By Cristian Anastasiu, Excendio Advisors

What role should a customer’s input play in determining a company’s M&A strategy? A key one, as the following story about Cisco’s first of more than 220 acquisitions suggests…Cisco’s first purchase on its storied M&A binge had an unlikely matchmaker: a customer!

In the early 90’s, Cisco was a one product company – routers, a technology in which Cisco was the emerging leader. As networks were becoming more complex, LAN switches – a simpler, more cost-effective product that was efficient at solving a subset of tasks historically solved by routers – became popular and gained in importance. Nonetheless many believed, not only within Cisco, but also at many customers and throughout the industry, that routers could easily solve all the requirements and there was no need for a switch in a network.

Enter Boeing, a major Cisco customer. Boeing was planning a significant network expansion, that would require both routers and switches and told Cisco that their preference and intention was to buy both technologies from one vendor. If Cisco would offer switches in addition to routers, Cisco would be their choice.

Rather than try to convince the customer that routers can replace switches, Cisco wasted no time in approaching Crescendo, a leading vendor of switching technology, and shortly thereafter completed the acquisition of the company. Now Cisco had routers and switches. The acquisition was executed despite some’s belief that routers were superior to switches and networks could be designed with routers only or that Cisco would have enough time to develop its own switches internally (also known as the “not invented here” syndrome). As John Chambers, Cisco’s long time CEO, liked to emphasize, “at Cisco, when it comes to technology, we have no religion”.

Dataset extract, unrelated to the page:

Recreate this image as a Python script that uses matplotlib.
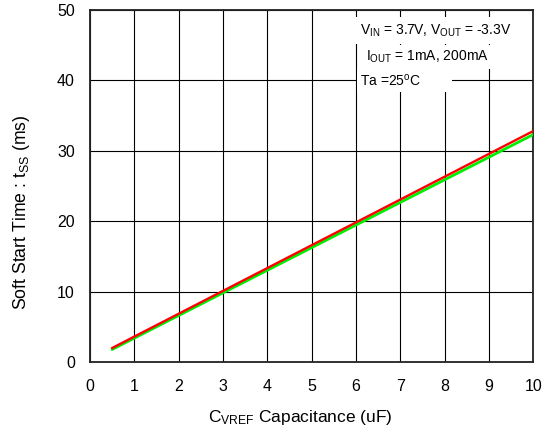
import matplotlib
matplotlib.use("Agg")

import matplotlib.pyplot as plt

plt.rcParams["font.family"] = ["Liberation Sans", "DejaVu Sans"]
plt.rcParams["mathtext.default"] = "regular"

# soft start time vs C_VREF, two load currents
cap_uf = [0.5, 10.0]
tss_1ma = [2.0, 32.8]      # red
tss_200ma = [1.8, 32.3]    # green

fig = plt.figure(figsize=(5.43, 4.32), dpi=100)
ax = fig.add_axes([0.166, 0.162, 0.816, 0.815])

ax.plot(cap_uf, tss_200ma, color="#00ee00", linewidth=2.0, zorder=3)
ax.plot(cap_uf, tss_1ma, color="#ff0000", linewidth=1.7, zorder=4)

ax.set_xlim(0, 10)
ax.set_ylim(0, 50)
ax.set_xticks(range(0, 11))
ax.set_yticks(range(0, 51, 10))
ax.tick_params(length=0, labelsize=11.5)
ax.tick_params(axis="x", pad=12)
ax.tick_params(axis="y", pad=11)
ax.grid(color="black", linewidth=0.8)
for s in ax.spines.values():
    s.set_linewidth(1.3)
    s.set_color("#222222")

xl = ax.set_xlabel("C$_{VREF}$ Capacitance (uF)", fontsize=12.5)
xl.set_va("center")
ax.xaxis.set_label_coords(0.474, -0.159)
yl = ax.set_ylabel("Soft Start Time : t$_{SS}$ (ms)", fontsize=12.7)
yl.set_va("center")
ax.yaxis.set_label_coords(-0.156, 0.424)

box = dict(facecolor="white", edgecolor="none", pad=2.5)
ax.text(6.09, 47.1, "V$_{IN}$ = 3.7V, V$_{OUT}$ = -3.3V", fontsize=10, va="center",
        bbox=dict(facecolor="white", edgecolor="none", pad=4), zorder=5)
ax.text(6.23, 43.3, "I$_{OUT}$ = 1mA, 200mA", fontsize=10, va="center", bbox=box, zorder=5)
ax.text(6.09, 40.0, "Ta =25$^{o}$C        ", fontsize=10, va="center", bbox=box, zorder=5)

fig.savefig("out.png", dpi=100)
plt.close(fig)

The acquisition was a major success partly because of the highly complementary technologies and products, but also because of the cultural fit between two innovative and customer focused Silicon Valley companies. According to Chambers, Cisco was able to rapidly scale Crescendo’s run rate from $10 million to $500 million in 18 months! In addition, Cisco and Crescendo planned and executed the integration flawlessly with Crescendo becoming a separate business unit within Cisco. Several of Crescendo’s senior managers took on key leadership positions and played a critical role in Cisco’s success in the next two decades. The acquisition solidified Cisco’s dominance in the enterprise networking market in the mid 90’s and is the first chapter in Cisco’s highly acclaimed M&A textbook.

… and worth mentioning, more than 25 years later, after leaving Cisco, John Chambers and some of Crescendo’s leaders started a new venture, Pensando Systems, that was recently successfully sold to AMD.

A simple but important lesson for those planning M&A transactions, be it on the buy side or the sell side, is to consider the impact a given transaction has on customers and pay close attention to their input… it could be invaluable!